Essentially, the debate on housing is like a debate on inflation in the era before monetarism came along. Economic commentators would blame all sorts of factors: OPEC, trade unions, oligopolies, imports, consumer credit and so on. Some of these claims were a little bit true, others were complete red herrings, but they all had one thing in common: they were insignificant. The real issue was money-printing.
The same thing happens in the housing debate today: commentators blame population density, a lack of public housing, property speculation, demographics, vacant properties and other things more. I argue in the paper that none of these explain more than a trivial share of the housing cost explosion, and some explain nothing at all. It is the planning system, plain and simple.
So is there any chance of future reform, given that opposition is so entrenched and emotive? Yes. It is a matter of changing the dynamics. If local authorities had to fund their expenditure through their own, locally raised taxes, they would have an incentive to broaden their tax base, for example through permitting development. After all, it is easy to be a NIMBY if it’s costless.

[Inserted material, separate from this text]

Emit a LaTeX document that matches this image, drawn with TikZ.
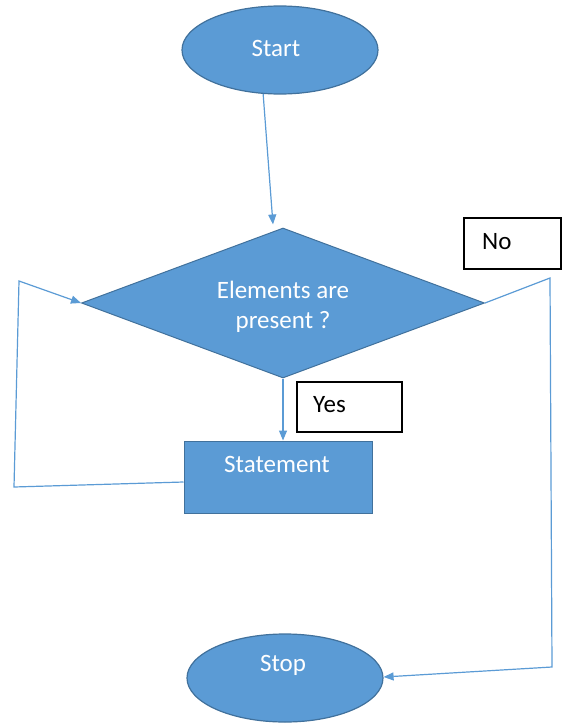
\documentclass[tikz,border=0pt]{standalone}
\usepackage{fontspec}
\setmainfont{Carlito}
\usetikzlibrary{shapes.geometric,arrows.meta,calc}
\definecolor{flowfill}{HTML}{5B9BD5}
\definecolor{flowedge}{HTML}{41719C}
\definecolor{flowline}{HTML}{5B9BD5}
\begin{document}
\begin{tikzpicture}[x=1pt,y=-1pt,
  terminal/.style={ellipse, draw=flowedge, fill=flowfill, line width=1.2pt,
    minimum width=196pt, minimum height=88pt, inner sep=0pt},
  decision/.style={diamond, draw=flowedge, fill=flowfill, line width=1pt,
    minimum width=403pt, minimum height=150pt, inner sep=0pt},
  process/.style={rectangle, draw=flowedge, fill=flowfill, line width=1pt,
    minimum width=188pt, minimum height=72pt, inner sep=0pt},
  inlabel/.style={text=white, font=\fontsize{25}{30}\selectfont, align=center, inner sep=0pt},
  tagbox/.style={rectangle, draw=black, fill=white, line width=1.1pt, inner sep=0pt},
  tagtext/.style={text=black, font=\fontsize{25}{30}\selectfont, anchor=base west, inner sep=0pt},
  flow/.style={draw=flowline, line width=1.2pt, -{Triangle[length=10pt,width=8pt]}},
]
\useasboundingbox (0,0) rectangle (562,723);

% shapes
\node[terminal] (start) at (280,50) {};
\node[inlabel] (starttext) at (276,48) {Start};

\node[decision] (dec) at (283,303) {};
\node[inlabel] (dectext) at (283,307) {Elements are\\present ?};

\node[process] (stmt) at (278,477) {};
\node[inlabel] (stmttext) at (277,464) {Statement};

\node[terminal] (stop) at (285,678) {};
\node[inlabel] (stoptext) at (283,665) {Stop};

% branch tags
\node[tagbox, minimum width=105pt, minimum height=50pt] (yesbox) at (349.5,407) {};
\node[tagtext] (yestext) at (313,412) {Yes};
\node[tagbox, minimum width=97pt, minimum height=51pt] (nobox) at (512.5,243.5) {};
\node[tagtext] (notext) at (482,249) {No};

% bends of the return and exit paths
\coordinate (loopbot) at (14,487);
\coordinate (looptop) at (19,281);
\coordinate (notop) at (550,278);
\coordinate (nobot) at (552,667);

% connectors
\draw[flow] (start.249) -- ([xshift=-10pt,yshift=3pt]dec.north);
\draw[flow] (dec.south) -- (dec.south |- stmt.north);
\draw[flow] ([yshift=-5pt]stmt.west) -- (loopbot) -- (looptop) -- (dec.west);
\draw[flow] (dec.east) -- (notop) -- (nobot) -- ([yshift=1pt]stop.east);
\end{tikzpicture}
\end{document}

Let’s put a price tag on NIMBYism and see how many NIMBYs put their money where their mouth is.

Despite the government's rhetoric about liberalising the planning system, its actual policies are likely to make the situation far worse. Any marginal improvement on the planning side will be more than outweighed by stringent new building regulations in the pipeline that will mandate low-carbon homes. There are also proposals to force homeowners to gain council approval for minor improvements such as replacing a boiler or fitting new windows. All these regulations will further favour large developers over small firms and self-builders. The Conservative Party seems to have forgotten the meaning and importance of private property.